Cytokinesis differs in plants and animals because unlike animal cells, plant cells have a cell wall that needs to be split up. Mitosis and cytokinesis are not the same thing; mitosis is the division of the components of the nucleus, whereas cytokinesis is the division of the cytoplasm and its constituents.
In animals, a cleavage furrow forms in the middle of the cell that is about to divide. The furrow deepens and constricts the center of the cell until the membrane touches. At this time, the membrane then fuses and totally divides the two daughter cells. The cleavage furrow is controlled by cytoskeletal elements, which pull the plasma membrane inward. These cytoskeletal elements include filamentous actin and myosin and are the same structures responsible for cytokinesis in fungal cells.

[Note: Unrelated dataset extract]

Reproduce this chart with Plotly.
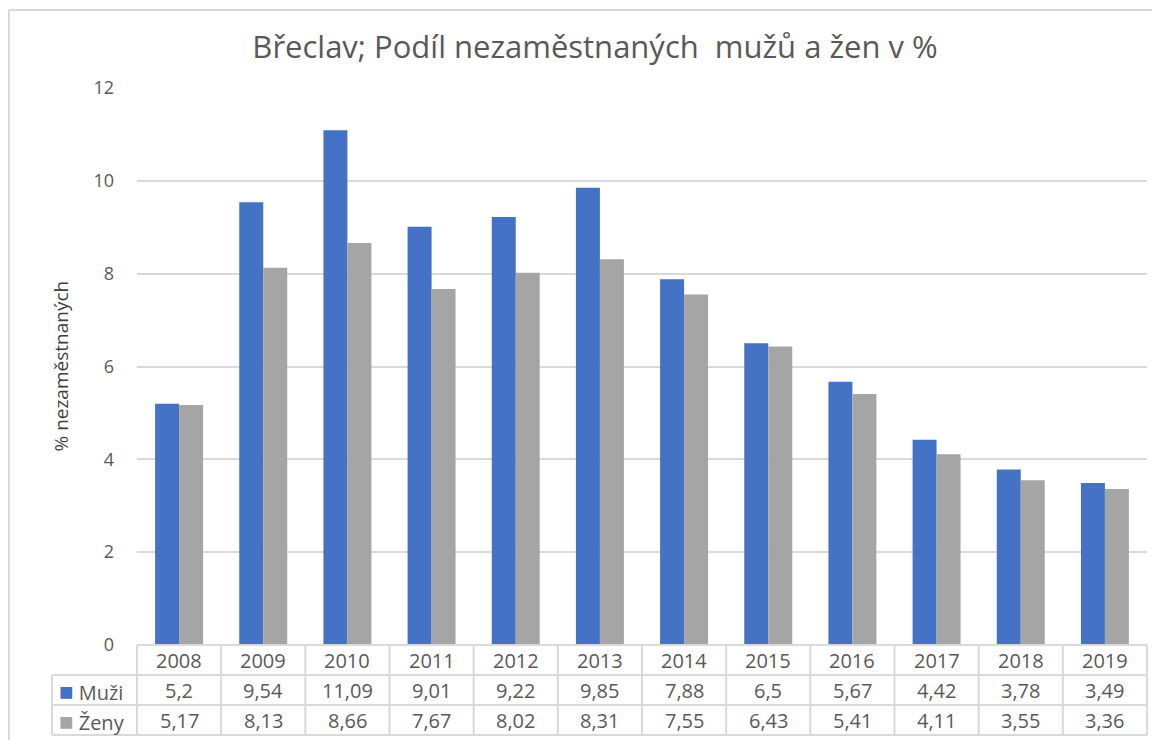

Plant cells cannot undergo cytokinesis in the same manner because the cell wall stands in the way: it is rigid and cannot constrict like a plasma membrane. In telophase, the Golgi apparatus, also called the dictyosome in plant cells, produces vesicles that move and line up in the middle of the cell. The vesicles then fuse with one another until a continuous cell plate forms. The vesicles and cell plate that they eventually form contain all the components of a plasma membrane as well as a cell wall.
Prior to cell division, the cell copies its DNA in the nucleus. This creates a duplicate of each genetic instruction needed for a cell to carry out its daily activities. In the first stage of mitosis, the nuclear membrane dissolves, allowing the DNA to be moved to the middle of the cell. Once the DNA lines up in the middle of the cell, the copies are pulled to opposite poles of the cell. Once moved to opposite poles, a nuclear membrane forms around each group, and the cell is ready to proceed to cytokinesis.